What should the new phase of accessing health care look like?

The COVID-19 pandemic has only highlighted longtime disparities and problems with accessing health care—from underserved communities to racial inequities. But while health care providers work on treating current public health issues, “there is a desire for us to move our attention upstream to protecting, preserving, and promoting health and wellness,” said Dr. Michelle Williams, dean of the faculty at the T.H. Chan School of Public Health at Harvard University, during Fortune’s virtual Brainstorm Health conference on Wednesday.

For those like Williams, the key to giving the health consumer greater access to care needs to be thought of more holistically. “Health is more than the absence of disease, health is really about wellness and a capacity to thrive,” she explained. In that sense, the “new front door to health and wellness” needs to focus on delaying the need for health care “as long as we can and put our investments more toward protecting [and] preserving” a healthy life as long as possible, according to Williams.

Crucial in that push is the role of information technology in health care, and for individuals to not only have access to, but own, data about one’s health. In this new phase, Williams said that “people would have the trust and confidence that their data are available for making the right clinical decisions and are owned by the patient, the population, so they can also use that information to manage their own health and wellness.”

Using that information technology to improve and optimize health care is key: “If individuals who had chronic disease, hypertension or diabetes, knew their numbers [if their blood sugars were too high] and if they were empowered to join the health care professionals in caring for their own health…they would be empowered to make healthful decisions for themselves and for their families,” she said. That includes enabling individuals to gain access to a healthier diet of fruits and vegetables and less-processed foods.

But having all the information is only one piece of the puzzle: Access to the kinds of healthy “micro-steps,” as Williams calls them, is another story.

Bringing preventive health and wellness to the masses also has to take into account the access these communities have. “We are having people in a community where we’re telling them, ‘Eat well, eat healthfully,’ but in that community, there is not a ready access of those foods,” Williams said. The problem of communities living in so-called food deserts, where access to healthy food is limited (and which tend to occur more often in majority Black communities), has only come further into the forefront in recent months.

“We have to get the message and the opportunity to engage in the healthful behavior aligned,” Williams said. “That is going to require multiple sectors working together.”

Changing long-standing behaviors will likely take a village.

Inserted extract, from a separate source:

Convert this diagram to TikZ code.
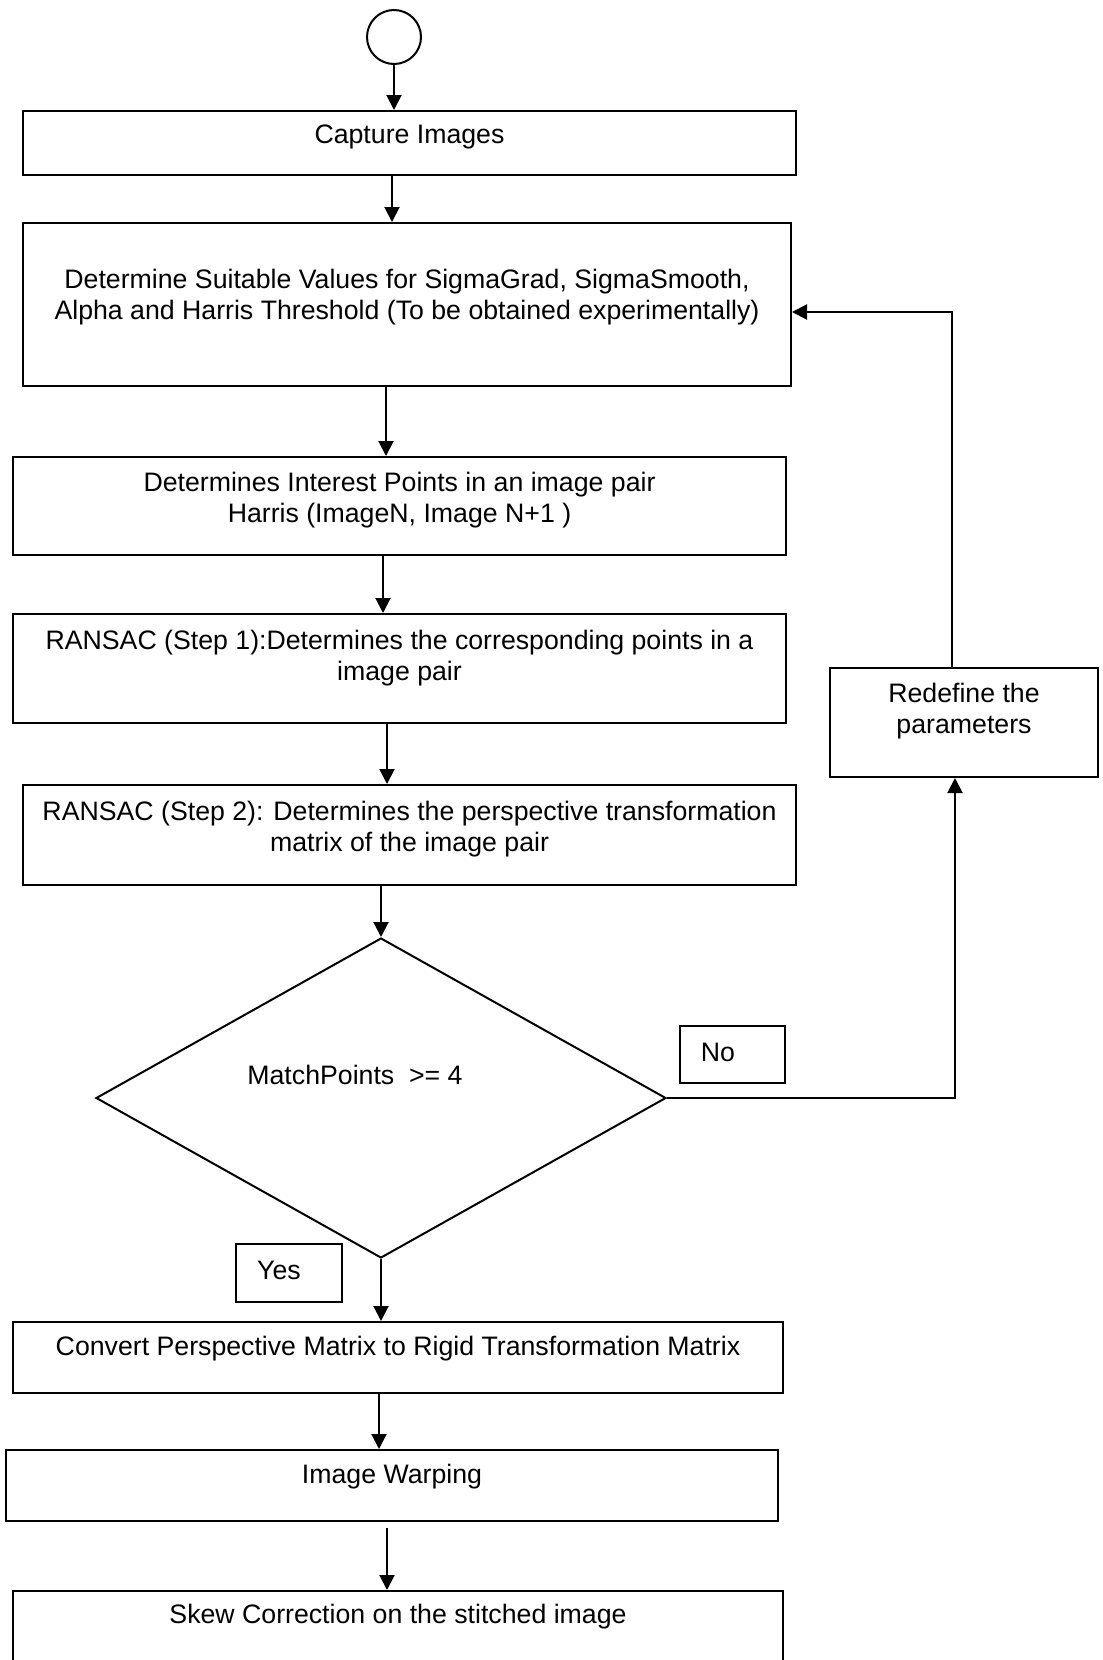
\documentclass[tikz,border=0pt]{standalone}
\usepackage{fontspec}
\setmainfont{Liberation Sans}
\usetikzlibrary{arrows.meta,shapes.geometric}

\tikzset{
  flowbox/.style={draw, line width=2pt, inner sep=0pt},
  flowtext/.style={align=center, inner sep=0pt, font=\fontsize{26.7}{31}\selectfont},
  flowarrow/.style={line width=2pt, -{Triangle[length=15pt,width=15pt]}},
}

\begin{document}
\begin{tikzpicture}[x=1pt,y=-1pt]
        \clip (0,0) rectangle (1103,1660);

        % main column
        \node[flowbox, circle, minimum size=54pt] (start) at (394,37) {};

        \node[flowbox, minimum width=773pt, minimum height=64pt] (capture) at (409.5,143) {};
        \node[flowtext] (captureT) at (409.5,137) {Capture Images};

        \node[flowbox, minimum width=768pt, minimum height=163pt] (param) at (407,304.5) {};
        \node[flowtext] (paramT) at (407,297) {Determine Suitable Values for SigmaGrad, SigmaSmooth,\\Alpha and Harris Threshold (To be obtained experimentally)};

        \node[flowbox, minimum width=773pt, minimum height=98pt] (harris) at (399.5,506) {};
        \node[flowtext] (harrisT) at (399.5,500) {Determines Interest Points in an image pair\\Harris (ImageN, Image N+1 )};

        \node[flowbox, minimum width=773pt, minimum height=109pt] (ransaca) at (399.5,668.5) {};
        \node[flowtext] (ransacaT) at (399.5,658) {RANSAC (Step 1):Determines the corresponding points in a\\image pair};

        \node[flowbox, minimum width=773pt, minimum height=100pt] (ransacb) at (409.5,835) {};
        \node[flowtext] (ransacbT) at (409.5,829) {RANSAC (Step 2): Determines the perspective transformation\\matrix of the image pair};

        \node[flowbox, diamond, minimum width=570pt, minimum height=320pt] (dec) at (381,1098) {};
        \node[flowtext] (decT) at (355,1075) {MatchPoints\ \ >= 4};

        \node[flowbox, minimum width=105pt, minimum height=57pt] (no) at (732.5,1054.5) {};
        \node[flowtext] (noT) at (718,1052) {No};

        \node[flowbox, minimum width=106pt, minimum height=58pt] (yes) at (289,1273) {};
        \node[flowtext] (yesT) at (279,1270) {Yes};

        \node[flowbox, minimum width=770pt, minimum height=71pt] (convert) at (398,1357.5) {};
        \node[flowtext] (convertT) at (398,1349) {Convert Perspective Matrix to Rigid Transformation Matrix};

        \node[flowbox, minimum width=772pt, minimum height=71pt] (warp) at (392,1485.5) {};
        \node[flowtext] (warpT) at (392,1477) {Image Warping};

        \node[flowbox, minimum width=770pt, minimum height=109pt] (skew) at (398,1645.5) {};
        \node[flowtext] (skewT) at (398,1617) {Skew Correction on the stitched image};

        % side branch
        \node[flowbox, minimum width=268pt, minimum height=109pt] (redef) at (964,722.5) {};
        \node[flowtext] (redefT) at (964,711) {Redefine the\\parameters};

        \coordinate (noturn) at (955,1098);
        \coordinate (upturn) at (952,312);

        % connectors
        \draw[flowarrow] (start.south) -- (start.south |- capture.north);
        \draw[flowarrow] ([xshift=-17.5pt]capture.south) -- ([xshift=-17.5pt]capture.south |- param.north);
        \draw[flowarrow] ([xshift=-21pt]param.south) -- ([xshift=-21pt]param.south |- harris.north);
        \draw[flowarrow] ([xshift=-16.5pt]harris.south) -- ([xshift=-16.5pt]harris.south |- ransaca.north);
        \draw[flowarrow] ([xshift=-12.5pt]ransaca.south) -- ([xshift=-12.5pt]ransaca.south |- ransacb.north);
        \draw[flowarrow] (dec.north |- ransacb.south) -- (dec.north);
        \draw[flowarrow] (dec.south) -- (dec.south |- convert.north);
        \draw[flowarrow] ([xshift=-19pt]convert.south) -- ([xshift=-19pt]convert.south |- warp.north);
        \draw[flowarrow] ([xshift=-5pt,yshift=-6pt]warp.south) -- ([xshift=-5pt]warp.south |- skew.north);

        \draw[flowarrow] (dec.east) -- (noturn) -- (noturn |- redef.south);
        \draw[flowarrow] (upturn |- redef.north) -- (upturn) -- (upturn -| param.east);
\end{tikzpicture}
\end{document}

While making “small, positive, health-forward decisions” is crucial for individuals, Williams suggests people need to be “surrounded in an ecosystem that is also health-forward” for those changes to take hold. “That ecosystem can be a family, can be the community, can be the workplace, [and] it can also be the policies that we write and implement as a nation,” she said.

But with only around 2.5% of health dollars budgeted for public health, a realignment of investment back into communities will be important in helping individuals make and sustain these healthy behaviors.

Nipping diseases in the bud (and encouraging healthy lifestyles in communities) could have a major net effect, she says: “We would have a healthier overall population that staves off so much of the morbidity and premature mortality that is attributable to preventable causes.”